__WORK REQUIRED__
Write out exactly the lines from the line with "Convert this chart to Chart.js code." through the line with "const hatch = makeHatch();", including both, and nothing more.

__STORED DATA__
—————

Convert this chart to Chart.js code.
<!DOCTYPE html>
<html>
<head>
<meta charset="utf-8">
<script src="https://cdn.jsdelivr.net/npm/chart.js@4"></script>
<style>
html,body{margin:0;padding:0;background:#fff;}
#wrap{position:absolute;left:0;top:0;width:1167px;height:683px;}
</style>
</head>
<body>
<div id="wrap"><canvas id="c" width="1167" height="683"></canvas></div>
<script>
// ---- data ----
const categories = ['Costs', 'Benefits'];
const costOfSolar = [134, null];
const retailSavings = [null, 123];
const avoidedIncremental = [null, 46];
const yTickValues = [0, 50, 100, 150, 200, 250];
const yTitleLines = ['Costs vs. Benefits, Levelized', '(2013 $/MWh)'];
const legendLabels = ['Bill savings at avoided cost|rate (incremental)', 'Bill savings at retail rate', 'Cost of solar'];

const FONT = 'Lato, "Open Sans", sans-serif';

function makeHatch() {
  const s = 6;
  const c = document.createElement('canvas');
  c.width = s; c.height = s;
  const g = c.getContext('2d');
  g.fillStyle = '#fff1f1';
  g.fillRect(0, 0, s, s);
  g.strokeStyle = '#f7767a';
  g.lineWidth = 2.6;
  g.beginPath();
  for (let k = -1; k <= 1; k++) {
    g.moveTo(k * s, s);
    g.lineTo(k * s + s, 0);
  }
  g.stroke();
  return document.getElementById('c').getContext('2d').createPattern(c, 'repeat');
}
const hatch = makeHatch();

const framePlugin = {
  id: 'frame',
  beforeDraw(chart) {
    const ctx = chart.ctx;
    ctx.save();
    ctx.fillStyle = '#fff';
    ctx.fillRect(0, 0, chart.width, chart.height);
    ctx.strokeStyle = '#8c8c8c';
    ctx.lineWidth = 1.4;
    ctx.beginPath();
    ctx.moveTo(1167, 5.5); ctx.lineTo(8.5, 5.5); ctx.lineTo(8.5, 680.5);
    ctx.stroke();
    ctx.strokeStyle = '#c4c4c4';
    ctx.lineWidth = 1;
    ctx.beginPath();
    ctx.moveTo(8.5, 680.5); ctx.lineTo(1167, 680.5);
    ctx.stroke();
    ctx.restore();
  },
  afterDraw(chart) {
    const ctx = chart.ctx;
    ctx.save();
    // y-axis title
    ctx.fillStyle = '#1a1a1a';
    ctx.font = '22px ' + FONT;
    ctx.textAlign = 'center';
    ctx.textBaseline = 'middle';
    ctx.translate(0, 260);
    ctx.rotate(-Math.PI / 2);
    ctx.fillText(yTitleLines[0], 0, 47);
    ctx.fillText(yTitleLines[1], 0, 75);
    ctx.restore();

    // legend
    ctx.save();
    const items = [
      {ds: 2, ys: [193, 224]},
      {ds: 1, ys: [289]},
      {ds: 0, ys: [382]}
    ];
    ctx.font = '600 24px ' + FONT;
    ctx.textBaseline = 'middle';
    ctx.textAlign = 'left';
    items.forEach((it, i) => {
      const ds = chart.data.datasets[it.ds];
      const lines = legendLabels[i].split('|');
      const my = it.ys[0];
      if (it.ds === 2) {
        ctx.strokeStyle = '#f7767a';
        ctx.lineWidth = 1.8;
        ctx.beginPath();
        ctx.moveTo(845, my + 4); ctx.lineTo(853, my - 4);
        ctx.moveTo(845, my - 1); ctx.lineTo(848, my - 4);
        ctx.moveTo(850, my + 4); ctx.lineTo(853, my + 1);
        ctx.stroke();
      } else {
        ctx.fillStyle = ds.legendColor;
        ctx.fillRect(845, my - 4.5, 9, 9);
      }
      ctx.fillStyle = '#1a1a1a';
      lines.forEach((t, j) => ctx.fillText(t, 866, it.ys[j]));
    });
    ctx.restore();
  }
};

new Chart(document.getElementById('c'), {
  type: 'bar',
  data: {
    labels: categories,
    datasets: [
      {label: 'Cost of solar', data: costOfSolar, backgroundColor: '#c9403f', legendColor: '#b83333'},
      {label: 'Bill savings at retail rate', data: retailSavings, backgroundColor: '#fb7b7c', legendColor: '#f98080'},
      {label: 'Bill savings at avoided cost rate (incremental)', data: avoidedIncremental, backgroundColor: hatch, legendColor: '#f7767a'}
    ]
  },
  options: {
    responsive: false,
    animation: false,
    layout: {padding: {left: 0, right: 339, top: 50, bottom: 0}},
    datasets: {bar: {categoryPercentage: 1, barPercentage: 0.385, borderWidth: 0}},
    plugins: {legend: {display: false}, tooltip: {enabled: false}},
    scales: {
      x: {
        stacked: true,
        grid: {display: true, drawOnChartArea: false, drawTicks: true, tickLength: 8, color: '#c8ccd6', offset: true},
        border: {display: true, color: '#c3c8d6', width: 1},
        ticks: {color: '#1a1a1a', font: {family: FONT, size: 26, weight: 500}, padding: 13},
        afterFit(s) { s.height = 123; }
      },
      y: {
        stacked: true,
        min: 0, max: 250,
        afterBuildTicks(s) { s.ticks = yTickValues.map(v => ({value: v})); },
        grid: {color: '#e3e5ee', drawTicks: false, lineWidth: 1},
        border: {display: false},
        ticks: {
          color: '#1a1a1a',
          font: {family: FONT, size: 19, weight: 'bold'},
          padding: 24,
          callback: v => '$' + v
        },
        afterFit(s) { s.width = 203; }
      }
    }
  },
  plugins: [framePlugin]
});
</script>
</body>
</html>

—————

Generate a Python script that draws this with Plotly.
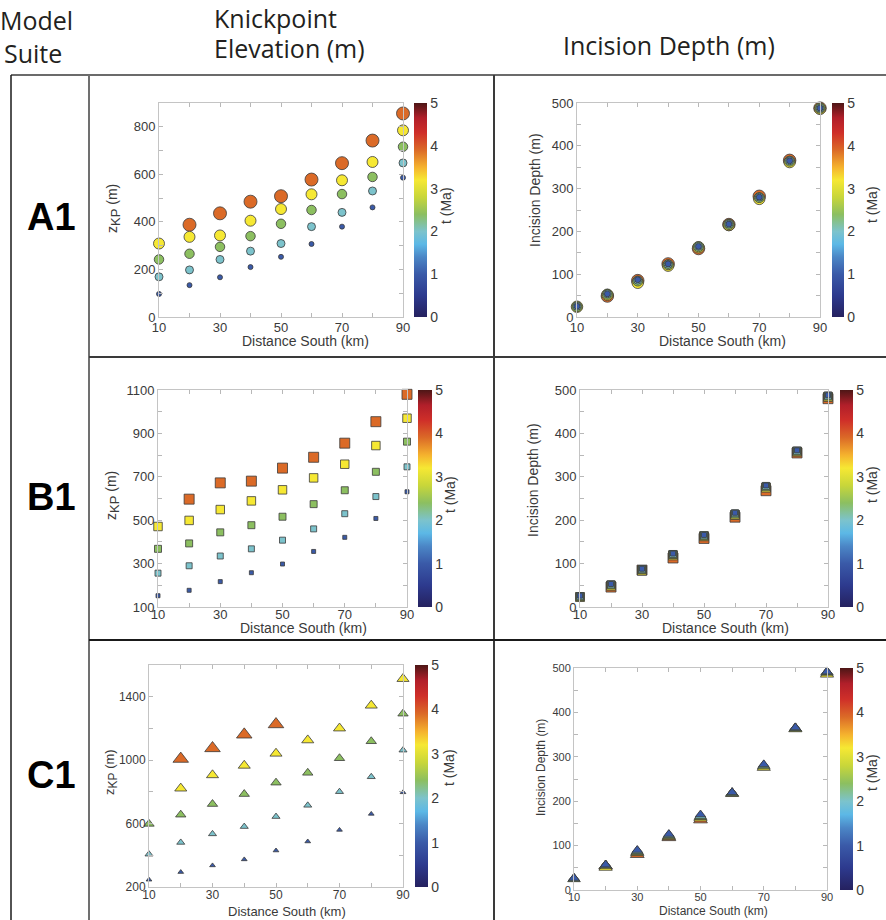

—————

__FINISHED EXERCISE__
Convert this chart to Chart.js code.
<!DOCTYPE html>
<html>
<head>
<meta charset="utf-8">
<script src="https://cdn.jsdelivr.net/npm/chart.js@4"></script>
<style>
html,body{margin:0;padding:0;background:#fff;}
#wrap{position:absolute;left:0;top:0;width:1167px;height:683px;}
</style>
</head>
<body>
<div id="wrap"><canvas id="c" width="1167" height="683"></canvas></div>
<script>
// ---- data ----
const categories = ['Costs', 'Benefits'];
const costOfSolar = [134, null];
const retailSavings = [null, 123];
const avoidedIncremental = [null, 46];
const yTickValues = [0, 50, 100, 150, 200, 250];
const yTitleLines = ['Costs vs. Benefits, Levelized', '(2013 $/MWh)'];
const legendLabels = ['Bill savings at avoided cost|rate (incremental)', 'Bill savings at retail rate', 'Cost of solar'];

const FONT = 'Lato, "Open Sans", sans-serif';

function makeHatch() {
  const s = 6;
  const c = document.createElement('canvas');
  c.width = s; c.height = s;
  const g = c.getContext('2d');
  g.fillStyle = '#fff1f1';
  g.fillRect(0, 0, s, s);
  g.strokeStyle = '#f7767a';
  g.lineWidth = 2.6;
  g.beginPath();
  for (let k = -1; k <= 1; k++) {
    g.moveTo(k * s, s);
    g.lineTo(k * s + s, 0);
  }
  g.stroke();
  return document.getElementById('c').getContext('2d').createPattern(c, 'repeat');
}
const hatch = makeHatch();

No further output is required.